5. Ressonâncias litúrgicas e monásticas: Onde essa frase ainda vive
Embora já não se use nas coroações papais, a frase ainda ressoa na liturgia da Igreja, especialmente na Quaresma e na Semana Santa. Na Quarta-feira de Cinzas, ouvimos:
«Lembra-te de que és pó, e ao pó voltarás.»
Também vive nos mosteiros, onde monges praticam o memento mori, conservam caveiras em suas celas ou meditam sobre a morte — não por obsessão, mas por sabedoria.
Os santos, especialmente os Padres do Deserto, entenderam que a consciência da brevidade da vida não leva ao desespero, mas à liberdade profunda — a liberdade de viver para a eternidade.
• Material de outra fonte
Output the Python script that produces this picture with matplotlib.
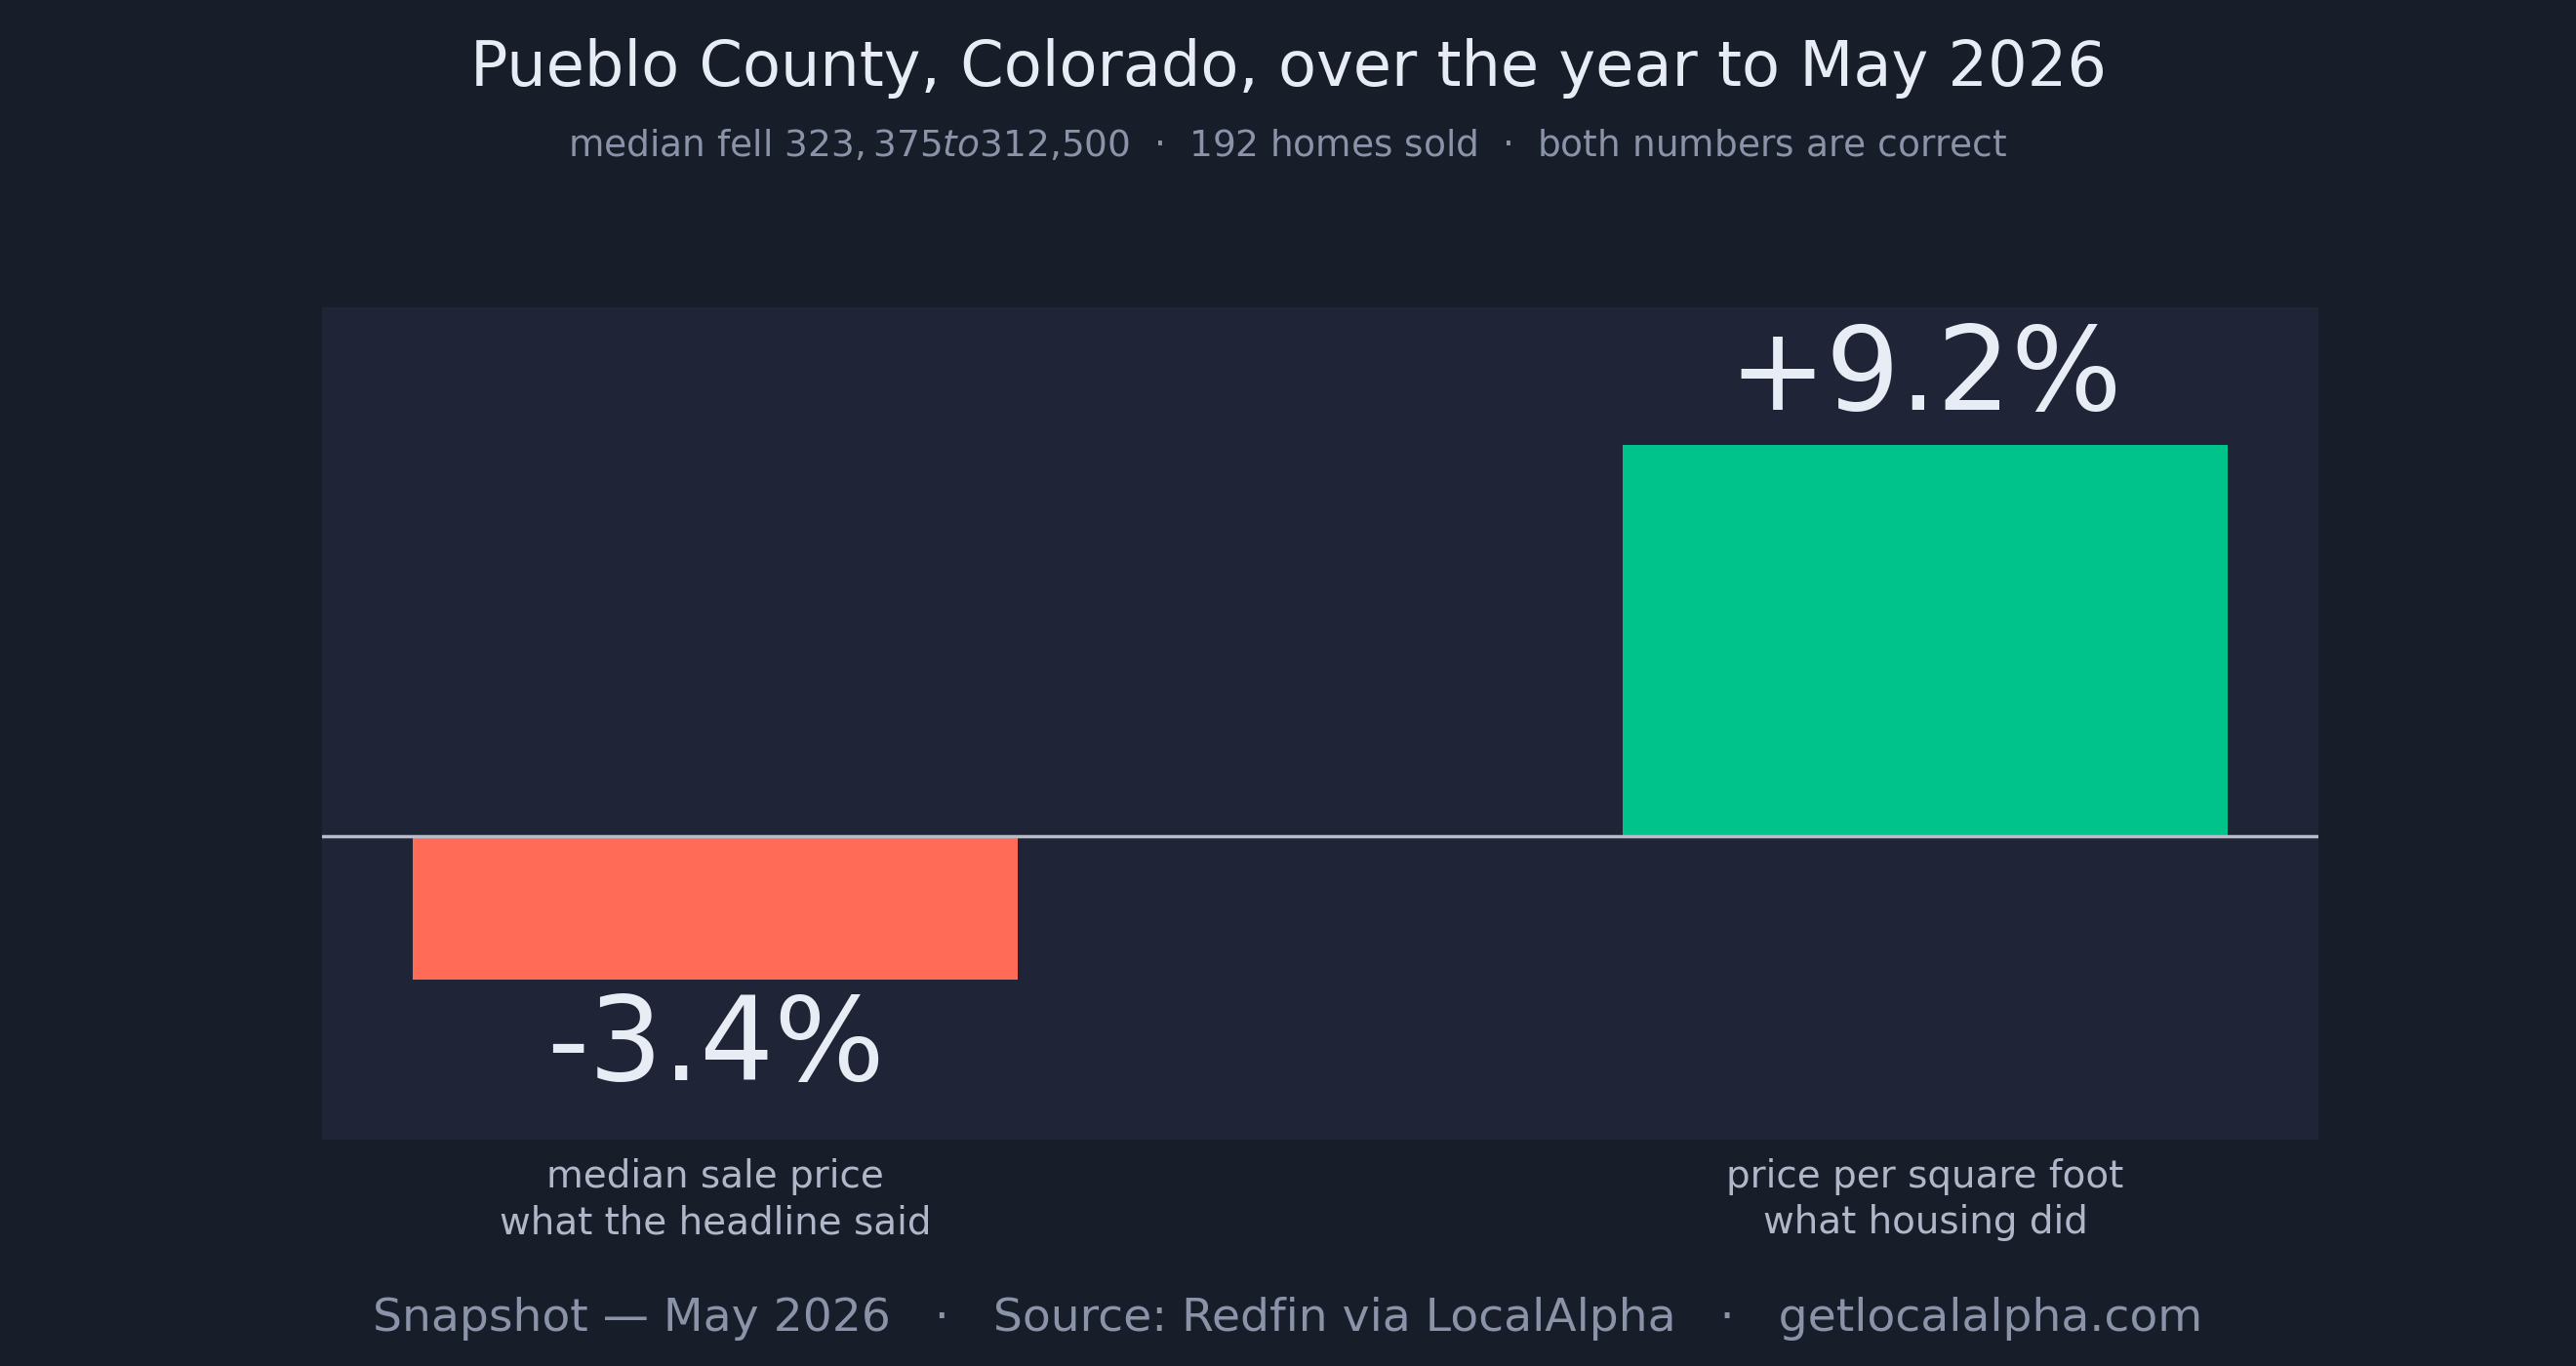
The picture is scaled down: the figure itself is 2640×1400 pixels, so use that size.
import matplotlib
matplotlib.use('Agg')
import matplotlib.pyplot as plt

categories = ["median sale price\nwhat the headline said",
              "price per square foot\nwhat housing did"]
changes = [-3.4, 9.2]
bar_colors = ["#ff6b57", "#00c28b"]

BG = "#181d2a"
PANEL = "#1f2437"
TEXT = "#e8ecf4"

fig = plt.figure(figsize=(26.4, 14), dpi=100, facecolor=BG)
ax = fig.add_axes([0.125, 0.166, 0.775, 0.609], facecolor=PANEL)

x = list(range(len(changes)))
ax.bar(x, changes, width=0.5, color=bar_colors, zorder=2)
ax.axhline(0, color="#b8bcc8", lw=2.5, zorder=3)
ax.set_xlim(-0.325, 1.325)
ax.set_ylim(-7.15, 12.45)

for xi, v in zip(x, changes):
    label = f"{v:+.1f}%"
    if v >= 0:
        ax.annotate(label, (xi, v), xytext=(0, 8), textcoords="offset points",
                    ha="center", va="bottom", fontsize=86, color=TEXT)
    else:
        ax.annotate(label, (xi, v), xytext=(0, -8), textcoords="offset points",
                    ha="center", va="top", fontsize=86, color=TEXT)

ax.set_xticks(x)
ax.set_xticklabels(categories, fontsize=28, color="#b0b7c8", linespacing=1.3)
ax.tick_params(axis="x", length=0, pad=14)
ax.set_yticks([])
for s in ax.spines.values():
    s.set_visible(False)

fig.text(0.5, 0.95, "Pueblo County, Colorado, over the year to May 2026",
         ha="center", va="center", fontsize=46, color=TEXT)
fig.text(0.5, 0.893,
         "median fell $323,375 to $312,500  \u00b7  192 homes sold  \u00b7  both numbers are correct",
         ha="center", va="center", fontsize=27, color="#8a93a8")
fig.text(0.5, 0.035,
         "Snapshot \u2014 May 2026   \u00b7   Source: Redfin via LocalAlpha   \u00b7   getlocalalpha.com",
         ha="center", va="center", fontsize=34, color="#8a93a8")

fig.savefig("out.png", dpi=100, facecolor=BG)
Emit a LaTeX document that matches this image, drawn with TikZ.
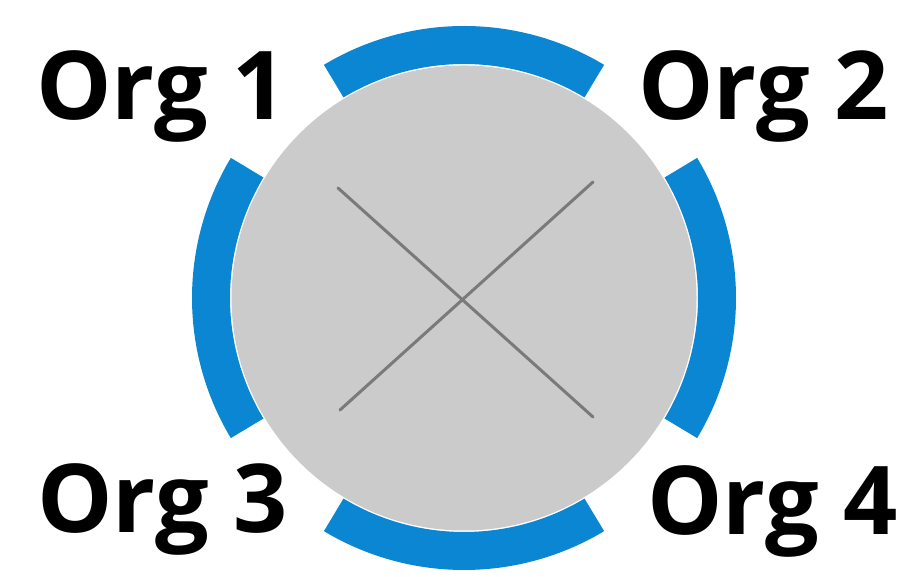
\documentclass[tikz,border=0pt]{standalone}
\usepackage{fontspec}
\setmainfont{Open Sans}
\usetikzlibrary{calc}
\definecolor{bandblue}{HTML}{0A86D2}
\definecolor{discgray}{HTML}{CBCBCB}
\definecolor{crossgray}{HTML}{7A7A7A}
\begin{document}
\begin{tikzpicture}[x=1pt,y=1pt,
  band/.style={fill=bandblue,draw=none},
  orglabel/.style={anchor=base west,inner sep=0pt,font=\fontsize{95}{100}\selectfont\bfseries},
  crossline/.style={draw=crossgray,line width=3pt,line cap=round}]
\useasboundingbox (0,0) rectangle (923,577);
\fill[white] (0,0) rectangle (923,577);
\coordinate (c) at (464,279);
% blue band segments
\foreach \a in {0,90,180,270}{
  \fill[band] ($(c)+(\a-31:272)$) arc[start angle=\a-31,end angle=\a+31,radius=272]
    -- ($(c)+(\a+31:234)$) arc[start angle=\a+31,end angle=\a-31,radius=234] -- cycle;
}
% gray disc
\fill[discgray] (c) circle[radius=232.5];
% cross
\coordinate (x1) at (338,389);
\coordinate (x2) at (593,160);
\coordinate (x3) at (593,395);
\coordinate (x4) at (340,167);
\draw[crossline] (x1) -- (x2);
\draw[crossline] (x3) -- (x4);
% labels
\node[orglabel] (o1) at (36,457) {Org 1};
\node[orglabel] (o2) at (638,457) {Org 2};
\node[orglabel] (o3) at (37,44) {Org 3};
\node[orglabel] (o4) at (647,42) {Org 4};
\end{tikzpicture}
\end{document}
6. Conclusão: Além do pó, a luz
«Transit gloria mundi»… Sim. Assim passa a glória do mundo. Mas nem tudo passa. A fé permanece. O amor permanece. A Cruz permanece. E Cristo, Rei humilde e glorioso, nos espera ao fim da estrada, de braços abertos.
Essa frase não é um ponto final, mas um recomeço. Não é uma lápide, mas uma semente. Ela nos lembra: enquanto o mundo corre atrás de glórias passageiras, podemos escolher outra — uma glória que não ofusca, mas ilumina; que não é aplaudida, mas salva; que não se apaga, porque vem do coração de Deus.
E você — por qual glória está vivendo?